'Subsidies for drivers to switch to electric cars are nothing short of essential'
With the 2030 ban looming, Mike Rutherford thinks the government needs to be doing more to incentivise new electric car buyers
It's half-time in the new-car sales game being played out across Britain in 2021. Despite component and car-supply issues, plus a few other Covid-related difficulties and uncertainties, more than 900,000 cars have been registered in the UK so far this year. With individuals, companies, our country and other vehicle-producing nations remaining a long way from pre-pandemic normality and confidence, almost one million UK registrations in the first six months, then two million possible by year-end sounds pretty damn impressive to me.
Almost one in 10 new cars registered from January to June wears a Volkswagen badge, making the brand the undisputed number one in the sales league. Sister marque Audi is third, BMW fourth and Mercedes fifth.

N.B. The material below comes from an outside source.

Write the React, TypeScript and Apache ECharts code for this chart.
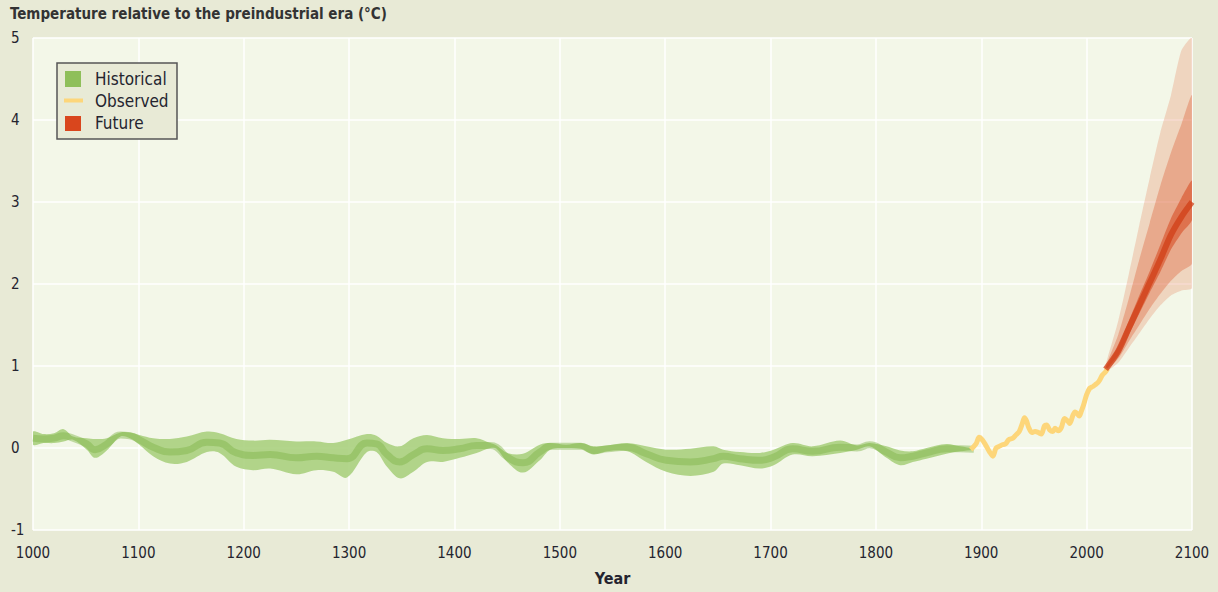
import React, { useEffect, useRef } from "react";
import * as echarts from "echarts";

// ---------- Data ----------
const histYears = [1000, 1010, 1020, 1029, 1038, 1051, 1059, 1070, 1083, 1092, 1101, 1114, 1130, 1146, 1165, 1177, 1193, 1209, 1225, 1250, 1269, 1285, 1298, 1317, 1326, 1336, 1348, 1361, 1374, 1389, 1405, 1421, 1434, 1440, 1450, 1465, 1481, 1491, 1506, 1520, 1532, 1545, 1564, 1582, 1601, 1624, 1646, 1655, 1671, 1690, 1703, 1721, 1740, 1766, 1782, 1794, 1810, 1823, 1835, 1848, 1867, 1880, 1893];
const histUpper = [0.2, 0.17, 0.18, 0.23, 0.14, 0.12, 0.11, 0.12, 0.19, 0.19, 0.16, 0.12, 0.11, 0.14, 0.2, 0.18, 0.11, 0.09, 0.1, 0.08, 0.08, 0.06, 0.1, 0.17, 0.15, 0.06, 0.02, 0.12, 0.16, 0.12, 0.11, 0.12, 0.06, 0.03, -0.06, -0.07, 0.04, 0.06, 0.04, 0.06, 0.02, 0.03, 0.06, 0.02, -0.02, -0.01, 0.02, -0.02, -0.05, -0.06, -0.02, 0.06, 0.02, 0.09, 0.03, 0.06, 0.02, -0.03, -0.04, 0.0, 0.05, 0.02, -0.01];
const histLower = [0.04, 0.06, 0.06, 0.08, 0.1, -0.02, -0.12, -0.03, 0.14, 0.12, 0.04, -0.1, -0.19, -0.17, -0.05, -0.06, -0.23, -0.27, -0.25, -0.32, -0.27, -0.29, -0.36, -0.05, -0.05, -0.23, -0.37, -0.29, -0.17, -0.17, -0.12, -0.06, 0.0, -0.01, -0.17, -0.3, -0.15, -0.02, 0.0, -0.01, -0.08, -0.04, -0.04, -0.17, -0.29, -0.34, -0.29, -0.19, -0.21, -0.25, -0.21, -0.08, -0.1, -0.06, -0.02, 0.02, -0.12, -0.21, -0.17, -0.13, -0.07, -0.04, -0.02];
const histCenter = [0.12, 0.11, 0.12, 0.15, 0.12, 0.05, -0.02, 0.05, 0.16, 0.15, 0.1, 0.01, -0.05, -0.03, 0.07, 0.06, -0.06, -0.09, -0.08, -0.12, -0.1, -0.12, -0.13, 0.06, 0.05, -0.08, -0.17, -0.08, -0.01, -0.03, -0.01, 0.03, 0.03, 0.01, -0.11, -0.18, -0.05, 0.02, 0.02, 0.02, -0.03, -0.01, 0.01, -0.07, -0.15, -0.17, -0.13, -0.1, -0.13, -0.15, -0.11, -0.01, -0.04, 0.01, 0.0, 0.04, -0.05, -0.12, -0.1, -0.06, -0.01, -0.01, -0.015];

const obsYears = [1890, 1895, 1898, 1901, 1904, 1908, 1911, 1914, 1917, 1920, 1923, 1926, 1930, 1933, 1936, 1939, 1941, 1943, 1945, 1948, 1951, 1954, 1957, 1960, 1962, 1965, 1968, 1970, 1973, 1976, 1979, 1982, 1984, 1987, 1989, 1991, 1993, 1995, 1997, 2000, 2003, 2006, 2008, 2010, 2012, 2015, 2018, 2020];
const obsValues = [-0.02, 0.05, 0.13, 0.1, 0.04, -0.05, -0.1, 0.0, 0.02, 0.04, 0.05, 0.1, 0.12, 0.16, 0.2, 0.3, 0.37, 0.33, 0.25, 0.19, 0.2, 0.19, 0.17, 0.27, 0.28, 0.22, 0.2, 0.24, 0.21, 0.25, 0.36, 0.33, 0.3, 0.4, 0.44, 0.42, 0.39, 0.45, 0.52, 0.65, 0.73, 0.75, 0.77, 0.79, 0.82, 0.89, 0.93, 0.97];

const futYears = [2018, 2030, 2040, 2050, 2060, 2070, 2080, 2090, 2100];
const futCenter = [0.96, 1.18, 1.46, 1.74, 2.02, 2.3, 2.6, 2.82, 3.0];
const futLowOuter = [0.93, 1.04, 1.22, 1.4, 1.58, 1.74, 1.86, 1.92, 1.95];
const futLowMid = [0.94, 1.09, 1.3, 1.5, 1.7, 1.88, 2.04, 2.16, 2.25];
const futLowInner = [0.95, 1.13, 1.38, 1.64, 1.9, 2.15, 2.42, 2.62, 2.78];
const futHighInner = [0.98, 1.24, 1.55, 1.86, 2.16, 2.48, 2.8, 3.05, 3.26];
const futHighMid = [0.99, 1.38, 1.82, 2.3, 2.75, 3.2, 3.6, 3.95, 4.3];
const futHighOuter = [1.01, 1.55, 2.12, 2.72, 3.3, 3.85, 4.3, 4.85, 5.0];

const yearTicks = [1000, 1100, 1200, 1300, 1400, 1500, 1600, 1700, 1800, 1900, 2000, 2100];
const legendLabels = ["Historical", "Observed", "Future"];

const FONT = '"DejaVu Sans Condensed", "Liberation Sans Narrow", "DejaVu Sans", sans-serif';
const TEXT = "#24242f";
const GREEN = "#8fbf5a";
const YELLOW = "#fdd67a";
const RED = "#d9461d";

// A filled band between two bounds, drawn as a polygon through the axis scales.
function band(name: string, xs: number[], lo: number[], hi: number[], color: string, opacity: number, z: number, smooth = 0.35) {
  return {
    type: "custom",
    name,
    coordinateSystem: "cartesian2d",
    clip: true,
    silent: true,
    z,
    data: [[xs[0], lo[0]]],
    renderItem: (_params: any, api: any) => {
      const top = xs.map((x, i) => api.coord([x, hi[i]]));
      const bottom = xs.map((x, i) => api.coord([x, lo[i]])).reverse();
      return {
        type: "polygon",
        shape: { points: top.concat(bottom), smooth },
        style: { fill: color, opacity },
      };
    },
  };
}

export default function App() {
  const ref = useRef<HTMLDivElement>(null);
  useEffect(() => {
    if (!ref.current) return;
    const chart = echarts.init(ref.current, null, { renderer: "svg" });
    const legendZ = 100;
    const option: any = {
      animation: false,
      backgroundColor: "transparent",
      title: {
        text: "Temperature relative to the preindustrial era (°C)",
        left: 5,
        top: 1,
        textStyle: { fontFamily: FONT, fontSize: 15, fontWeight: "bold", color: "#333" },
      },
      grid: {
        left: 33,
        right: 26,
        top: 38,
        bottom: 62,
        show: true,
        backgroundColor: "#f3f7e8",
        borderWidth: 0,
      },
      xAxis: {
        type: "value",
        min: 1000,
        max: 2100,
        interval: 100,
        name: "Year",
        nameLocation: "middle",
        nameGap: 40,
        nameTextStyle: { fontFamily: FONT, fontSize: 16, fontWeight: "bold", color: TEXT },
        axisLine: { show: false },
        axisTick: { show: false },
        axisLabel: {
          margin: 15,
          fontFamily: FONT,
          fontSize: 15,
          color: TEXT,
          formatter: (v: number) => (yearTicks.includes(v) ? String(v) : ""),
        },
        splitLine: { show: true, lineStyle: { color: "#ffffff", width: 1.5 } },
      },
      yAxis: {
        type: "value",
        min: -1,
        max: 5,
        interval: 1,
        axisLine: { show: false },
        axisTick: { show: false },
        axisLabel: { align: "left", margin: 22, fontFamily: FONT, fontSize: 15, color: TEXT },
        splitLine: { show: true, lineStyle: { color: "#ffffff", width: 1.5 } },
      },
      series: [
        band("Historical range", histYears, histLower, histUpper, "#a5ce78", 0.85, 2),
        {
          type: "line",
          name: "Historical",
          data: histYears.map((x, i) => [x, histCenter[i]]),
          symbol: "none",
          smooth: 0.5,
          lineStyle: { color: "#7fb446", width: 7, opacity: 0.45 },
          silent: true,
          z: 3,
        },
        band("Future outer", futYears, futLowOuter, futHighOuter, "#e0693f", 0.24, 4, 0.2),
        band("Future mid", futYears, futLowMid, futHighMid, "#dc5428", 0.34, 4, 0.2),
        band("Future inner", futYears, futLowInner, futHighInner, "#d6461b", 0.55, 4, 0.2),
        {
          type: "line",
          name: "Observed",
          data: obsYears.map((x, i) => [x, obsValues[i]]),
          symbol: "none",
          smooth: 0.3,
          lineStyle: { color: YELLOW, width: 5 },
          silent: true,
          z: 5,
        },
        {
          type: "line",
          name: "Future",
          data: futYears.map((x, i) => [x, futCenter[i]]),
          symbol: "none",
          smooth: 0.3,
          lineStyle: { color: "#d03f17", width: 6, opacity: 0.75 },
          silent: true,
          z: 6,
        },
      ],
      graphic: [
        {
          type: "rect",
          z: legendZ,
          shape: { x: 57, y: 63, width: 120, height: 76 },
          style: { fill: "#e8ead6", stroke: "#555555", lineWidth: 1.5 },
        },
        { type: "rect", z: legendZ + 1, shape: { x: 65, y: 71, width: 16, height: 16 }, style: { fill: GREEN } },
        { type: "line", z: legendZ + 1, shape: { x1: 64, y1: 100.5, x2: 83, y2: 100.5 }, style: { stroke: YELLOW, lineWidth: 4 } },
        { type: "rect", z: legendZ + 1, shape: { x: 65, y: 116, width: 16, height: 15 }, style: { fill: RED } },
        ...legendLabels.map((t, i) => ({
          type: "text",
          z: legendZ + 1,
          x: 95,
          y: 78.5 + i * 22,
          style: {
            text: t,
            fill: TEXT,
            font: `17px ${FONT}`,
            verticalAlign: "middle",
            align: "left",
          },
        })),
      ],
    };
    chart.setOption(option);
    return () => chart.dispose();
  }, []);

  return (
    <div style={{ position: "fixed", left: 0, top: 0, width: 1218, height: 592, background: "#e8ead6" }}>
      <div ref={ref} style={{ width: 1218, height: 592 }} />
    </div>
  );
}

Only Ford, at number two, offers resistance to the might of the German brands in the top five. Vauxhall, Toyota, Kia, Nissan and Land Rover, in that order, make up the rest of the top 10. Then come Peugeot, Skoda, Hyundai, Volvo, SEAT and MINI.
So that’s four German firms, an American, three Brits, two Koreans, a Japanese pair, plus one French, Czech, Swedish and Spanish company each selling thousands of cars to UK buyers in the first half of 2021. Other big players such as Citroen, Renault, Honda and Jaguar should be right up there, but aren’t.
More worrying is that Fiat hasn’t yet hit the 10,000 mark, while sister brand Alfa Romeo has sold just 734 cars, thereby suffering the biggest year-on-year slump of any maker. New owner Stellantis needs to decide whether to dive in and rescue Alfa from choppy British waters, or withdraw the marque on the grounds that a UK dealer network selling an average of four cars per day might be unsustainable. Question marks must also surely hover over its DS brand which, according to SMMT figures, has registered a mere 858 this year.
On a happier note, as a far wider range of vehicle power options is increasingly available, a steadily growing number of spoiled-for-choice consumers are putting their hands in their pockets and buying them with their own, hard-earned money. The preferred purchase by far remains the pure petrol engine – the type still bought by almost half (48.6 per cent) of customers in 2021. The next most popular power source is mild-hybrid petrol (11.7 per cent), then pure diesel (10.2), pure electric (8.1), full hybrid (8.0), mild-hybrid diesel (7.0) and plug-in hybrid (6.4).
Put more simply, at the halfway point of this year, six in every 10 new cars sold are pure petrol or pure diesel-powered; just over three in 10 are hybrids; fewer than one in 10 is pure electric. Later in the 2020s, the current UK Government aims to effectively turn these sales ratios on their head. A year or two later it effectively craves 10 out of 10 new cars sold to be pure electric. And to achieve its very ambitious (some might say unachievable) goals, it’ll need more carrot, much less stick. Meaningful and generous subsidies to incentivise drivers for the colossal switch from petrol, diesel or hybrid cars to pure electrics are nothing short of essential in the coming months and years.